Si on veut faire une bonne analyse, on peut se référer aux recommandations et principes d’ergonomie décris dans les guides ergonomiques, dans le code du travail, mais aussi dans les guides de la Commission Internationale de l’Eclairage (CIE Division 34). Ces référentiels ont cela dit été historiquement développés principalement pour l’éclairage artificiel. Pour aller un peu plus loin, on peut s’appuyer sur la nouvelle norme EN 17037 qui définit un premier standard de ce qu’est le confort visuel dans les bâtiments en éclairage naturel, avec une approche plus globale intégrant des parties plus qualitatives souvent mises de côté dans les autres standards. 

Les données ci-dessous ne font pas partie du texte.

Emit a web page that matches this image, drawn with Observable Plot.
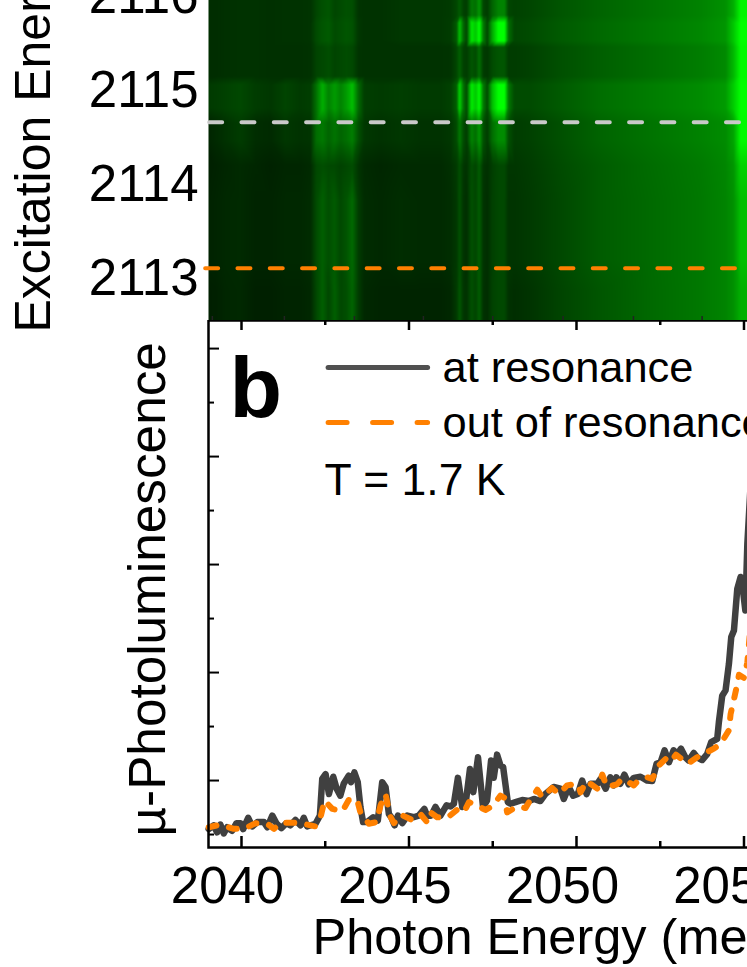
<!DOCTYPE html>
<html><head><meta charset="utf-8">
<style>
html,body{margin:0;padding:0;background:#fff;width:747px;height:967px;overflow:hidden}
svg{display:block;font-family:"Liberation Sans",Arial,sans-serif}
</style>
<script src="https://cdn.jsdelivr.net/npm/d3@7"></script>
<script src="https://cdn.jsdelivr.net/npm/@observablehq/plot@0.6"></script>
</head><body><div id="chart"></div>
<script>
// ---------- panel a: PLE map ----------
const mapEnergy=[2038.78,2039.22,2039.52,2039.97,2040.42,2040.87,2041.31,2041.76,2042.06,2042.24,2042.42,2042.60,2042.78,2042.96,2043.13,2043.31,2043.49,2043.67,2044.15,2044.75,2045.34,2045.94,2046.24,2046.42,2046.51,2046.63,2046.72,2046.87,2046.99,2047.10,2047.22,2047.34,2047.49,2047.67,2047.85,2047.97,2048.15,2048.63,2049.52,2050.72,2052.21,2053.70,2054.45,2054.69,2054.90,2060];
const profileTop=[45,45,48,50,50,48,50,50,52,70,80,85,70,75,80,78,52,50,50,55,55,55,58,70,90,65,60,120,110,150,70,60,100,130,130,70,65,70,85,100,115,130,145,175,245,255];
const profileBright=[45,45,48,50,50,48,50,50,52,75,85,90,75,80,85,82,55,50,50,55,55,55,60,90,190,100,70,230,200,255,120,70,170,255,255,110,70,75,90,105,120,135,150,200,255,255];
const profileDim=[45,45,48,50,50,48,48,48,50,68,72,78,68,72,76,72,52,50,50,50,50,50,52,70,95,65,60,85,75,110,60,55,75,85,85,60,60,65,80,95,110,125,138,185,250,255];
const profileBright2=[55,60,65,72,60,55,68,58,62,115,175,130,155,130,155,190,105,62,58,62,58,58,65,95,210,110,75,235,200,250,120,75,190,255,255,120,75,75,90,110,125,140,155,205,255,255];
const profileFade=[32,42,50,60,45,42,55,50,52,110,120,100,115,100,110,125,80,55,50,55,50,50,55,75,120,75,60,130,110,150,80,60,110,140,140,80,60,65,80,100,115,130,140,165,250,255];
const profileLow=[30,34,38,42,38,34,38,38,42,72,78,72,72,65,70,76,52,42,38,42,42,42,48,58,78,54,50,78,68,92,54,48,62,72,72,54,54,60,75,92,108,122,134,150,210,230];
const profileMid=[32,36,40,42,36,36,40,40,44,76,95,78,90,72,84,105,60,44,40,45,42,42,46,56,80,52,46,80,70,92,52,46,64,72,72,52,52,58,72,92,106,120,132,145,190,220];
const profileBottom=[30,32,38,40,32,32,36,36,40,72,95,70,95,72,78,100,60,40,36,36,36,36,40,58,85,54,50,80,68,92,50,45,66,72,72,50,46,52,68,86,105,120,132,145,175,205];
const mapExcitation=[2116.40,2115.80,2115.72,2115.53,2115.46,2115.15,2115.06,2114.81,2114.66,2114.47,2114.20,2113.83,2113.19,2112.87,2112.45];
const mapProfiles=[profileTop,profileTop,profileBright,profileBright,profileDim,profileDim,profileBright2,profileBright2,profileFade,profileFade,profileLow,profileMid,profileMid,profileBottom,profileBottom];
const excitationTicks=[2113,2114,2115,2116];
const resonantLine=[2114.663];
const offResonantLine=[2113.11];
const tinyTicks=[2039.13,2041.28,2043.37,2045.43,2047.5,2049.6,2051.7,2053.75];

// ---------- panel b: spectra ----------
const darkX=[2039.02,2039.17,2039.27,2039.37,2039.47,2039.57,2039.72,2039.85,2039.97,2040.05,2040.20,2040.32,2040.47,2040.67,2040.77,2040.92,2041.05,2041.19,2041.34,2041.46,2041.61,2041.76,2041.86,2041.96,2042.21,2042.34,2042.41,2042.51,2042.61,2042.74,2042.84,2042.95,2043.05,2043.20,2043.27,2043.37,2043.47,2043.55,2043.63,2043.75,2043.93,2044.07,2044.20,2044.30,2044.40,2044.47,2044.57,2044.67,2044.80,2044.95,2045.14,2045.29,2045.46,2045.54,2045.66,2045.79,2045.94,2046.12,2046.24,2046.34,2046.46,2046.59,2046.69,2046.82,2046.92,2047.06,2047.21,2047.33,2047.45,2047.53,2047.63,2047.73,2047.81,2047.95,2048.03,2048.18,2048.38,2048.58,2048.73,2048.92,2049.07,2049.32,2049.52,2049.62,2049.77,2049.90,2050.04,2050.17,2050.30,2050.42,2050.62,2050.72,2050.87,2051.01,2051.11,2051.19,2051.31,2051.43,2051.56,2051.71,2051.91,2052.11,2052.26,2052.39,2052.51,2052.63,2052.76,2052.90,2053.00,2053.12,2053.25,2053.35,2053.50,2053.60,2053.75,2053.90,2054.02,2054.20,2054.25,2054.35,2054.45,2054.55,2054.62,2054.70,2054.80,2054.90,2054.97,2055.04,2055.10,2055.20];
const darkY=[.10,.17,.04,.185,.02,.135,.07,.21,.21,.10,.31,.15,.23,.23,.135,.35,.20,.12,.21,.17,.27,.17,.31,.15,.20,.35,1.03,1.12,.75,1.07,.85,.72,.94,1.09,.97,1.15,.97,.51,.23,.23,.32,.26,.97,.88,.38,.32,.17,.35,.21,.35,.32,.35,.475,.35,.35,.51,.35,.54,.52,.57,1.05,.51,.57,1.215,.785,1.43,.51,.63,1.37,1.05,1.48,1.28,1.25,.60,.57,.60,.64,.62,.66,.62,.75,.88,.85,.66,.88,.72,.75,1.0,.75,.94,.94,1.03,.85,1.06,.91,1.06,.94,1.11,.93,1.05,1.07,1.0,.99,1.31,1.34,1.56,1.34,1.56,1.48,1.59,1.43,1.37,1.51,1.43,1.38,1.49,1.71,1.77,2.08,2.57,2.67,3.16,3.66,3.78,4.55,4.77,4.52,4.15,5.38,6.5];
const orangeX=[2039.02,2039.37,2039.77,2040.07,2040.42,2040.77,2040.97,2041.16,2041.46,2041.76,2042.21,2042.36,2042.48,2042.71,2043.01,2043.20,2043.45,2043.55,2043.80,2044.03,2044.15,2044.30,2044.43,2044.55,2044.75,2045.09,2045.34,2045.54,2045.64,2045.84,2046.14,2046.44,2046.64,2046.79,2046.98,2047.28,2047.48,2047.73,2047.85,2047.93,2048.23,2048.48,2048.58,2048.83,2048.98,2049.27,2049.47,2049.72,2050.04,2050.12,2050.30,2050.62,2050.77,2050.91,2051.21,2051.36,2051.56,2051.71,2051.86,2052.11,2052.26,2052.46,2052.66,2052.81,2052.97,2053.20,2053.32,2053.60,2054.10,2054.30,2054.55,2054.60,2054.67,2054.78,2054.85,2055.0,2055.1,2055.2];
const orangeY=[.135,.185,.105,.105,.21,.20,.105,.215,.22,.21,.15,.32,.63,.475,.43,.64,.65,.41,.20,.23,.54,.75,.35,.21,.37,.27,.38,.23,.41,.32,.31,.46,.41,.60,.555,.455,.52,.72,.68,.41,.52,.49,.60,.83,.69,.865,.75,.91,.94,.78,.99,.85,1.11,.88,.93,1.03,.97,.91,1.01,1.06,1.03,1.28,1.40,1.34,1.48,1.37,1.31,1.43,1.59,1.68,1.93,2.23,2.42,2.73,2.96,2.90,3.19,3.9];
const energyMajor=[2040,2045,2050,2055];
const energyMinor=[2042.5,2047.5,2052.5,2057.5];
const intensityMajor=[1,3,5,7,9];
const intensityMinor=[0,2,4,6,8];
const legendLabels=["at resonance","out of resonance"];
const legendSpan=[2042.6,2045.57];
const legendLevels=[8.65,7.63];

// ---------- layout shared by the two panels ----------
const W=900, LEFT=208, xDomain=[2039.015,2059.672];
const table=mapExcitation.flatMap((e,i)=>mapEnergy.map((x,j)=>({x,e,v:mapProfiles[i][j]})));
const darkData=darkX.map((x,i)=>({x,y:darkY[i]}));
const orangeData=orangeX.map((x,i)=>({x,y:orangeY[i]}));
const H1=360, H2=647, MB=120, FRAME2=H2-MB;

const panelA=Plot.plot({
  width:W,height:H1,marginLeft:LEFT,marginRight:0,marginTop:0,marginBottom:0,
  style:{maxWidth:"none",height:H1+"px",marginTop:"-40px",background:"transparent",overflow:"visible"},
  x:{domain:xDomain,axis:null},
  y:{domain:[2112.553,2116.383],axis:null},
  color:{type:"linear",domain:[0,255],range:["#000000","#00ff00"]},
  marks:[
    Plot.raster(table,{x:"x",y:"e",fill:"v",interpolate:"barycentric",pixelSize:1}),
    Plot.axisY({ticks:excitationTicks,tickFormat:"d",tickSize:0,tickPadding:10,fontSize:51,label:null}),
    Plot.tickX(tinyTicks,{x:d=>d,stroke:"#222",strokeWidth:1.5,insetTop:H1-4}),
    Plot.ruleY(resonantLine,{x1:2039.05,x2:2056,stroke:"#c9c9c9",strokeWidth:4,strokeDasharray:"13,19.3",strokeLinecap:"round"}),
    Plot.ruleY(offResonantLine,{x1:2038.93,x2:2056,stroke:"#ff8000",strokeWidth:4,strokeDasharray:"13,19.3",strokeLinecap:"round"}),
    Plot.text(["Excitation Energy (meV)"],{frameAnchor:"bottom-left",rotate:-90,textAnchor:"start",lineAnchor:"middle",dx:-175,dy:12,fontSize:50})
  ]
});

const panelB=Plot.plot({
  width:W,height:H2,marginLeft:LEFT,marginRight:0,marginTop:0,marginBottom:MB,
  style:{maxWidth:"none",height:H2+"px",background:"transparent",overflow:"hidden"},
  x:{domain:xDomain,axis:null},
  y:{domain:[-0.24,9.52],axis:null},
  marks:[
    Plot.axisX({ticks:energyMajor,tickFormat:"d",tickSize:0,tickPadding:19,fontSize:51,dx:-14,label:null}),
    Plot.tickX(energyMajor,{x:d=>d,strokeWidth:2.5,insetTop:FRAME2-11}),
    Plot.tickX(energyMinor,{x:d=>d,strokeWidth:2.5,insetTop:FRAME2-6}),
    Plot.tickX(energyMajor,{x:d=>d,strokeWidth:2.5,insetBottom:FRAME2-10}),
    Plot.tickX(energyMinor,{x:d=>d,strokeWidth:2.5,insetBottom:FRAME2-5}),
    Plot.tickY(intensityMajor,{y:d=>d,strokeWidth:2,insetRight:W-LEFT-11}),
    Plot.tickY(intensityMinor,{y:d=>d,strokeWidth:2,insetRight:W-LEFT-6}),
    Plot.line(darkData,{x:"x",y:"y",stroke:"#404040",strokeWidth:6.5,strokeLinejoin:"round",strokeLinecap:"round"}),
    Plot.line(orangeData,{x:"x",y:"y",stroke:"#ff8000",strokeWidth:6,strokeDasharray:"8,13",strokeLinecap:"round",strokeLinejoin:"round"}),
    Plot.ruleY([legendLevels[0]],{x1:legendSpan[0],x2:legendSpan[1],stroke:"#505050",strokeWidth:5,strokeLinecap:"round"}),
    Plot.ruleY([legendLevels[1]],{x1:legendSpan[0],x2:legendSpan[1],stroke:"#ff8000",strokeWidth:5,strokeDasharray:"19,25.5",strokeLinecap:"round"}),
    Plot.text([legendLabels[0]],{frameAnchor:"top-left",textAnchor:"start",lineAnchor:"middle",dx:234,dy:48,fontSize:43.4}),
    Plot.text([legendLabels[1]],{frameAnchor:"top-left",textAnchor:"start",lineAnchor:"middle",dx:234,dy:103,fontSize:43.4}),
    Plot.text(["T = 1.7 K"],{frameAnchor:"top-left",textAnchor:"start",lineAnchor:"middle",dx:116,dy:160,fontSize:44.5}),
    Plot.text(["b"],{frameAnchor:"top-left",textAnchor:"start",dx:21,dy:35,fontSize:86,fontWeight:"bold"}),
    Plot.text(["\u00b5-Photoluminescence"],{frameAnchor:"bottom-left",rotate:-90,textAnchor:"start",lineAnchor:"middle",dx:-60,dy:-11,fontSize:51.3}),
    Plot.text(["Photon Energy (meV)"],{frameAnchor:"bottom-left",textAnchor:"start",dx:104,dy:106,fontSize:50.5}),
    Plot.frame({stroke:"#000",strokeWidth:2.5})
  ]
});
document.getElementById("chart").append(panelA,panelB);
</script></body></html>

Une autre approche passe aussi par les labels bâtiments (LEED, HQE, BREEAM, WELL etc.) qui proposaient déjà avant l’arrivée de l’EN 17037 leur vision de ce qu’est le confort visuel. On y retrouve généralement les mêmes types de métriques, telles que la quantité de lumière, le contrôle de l’éblouissement etc., bien que les interprétations proposées puissent être différentes.  

 

Eloïse Sok-Paupardin est Concept Creator au sein de l'équipe SageGlass Europe & Middle-East. Elle est titulaire d'un double diplôme d'ingénieur de l'Ecole Centrale (France) et de l'Université de Tsinghua (Chine). Ses principaux centres d'intérêt sont l'architecture durable, l'éclairage naturel et le confort des occupants. Sa devise : "La passion est notre plus grande force".

 


La luminance décrit la quantité de lumière émise, traversant ou réfléchie depuis une surface précise et arrivant dans nos yeux lorsque nous regardons cette surface depuis un angle particulier, alors que l’éclairement (ou illuminance) décrit la quantité de lumière incidente sur une certaine surface. La luminance et l’éclairement sont mesurés en cd/m² and lux respectivement. 

2 https://www.wellcertified.com/

3 Illuminance ajustée à la réponse « non-visuelle » de l’œil, c’est-à-dire à la sensibilité des cellules ipRGCs, et servant à mesurer la quantité de lumière « utile » à la régulation de l’horloge biologique.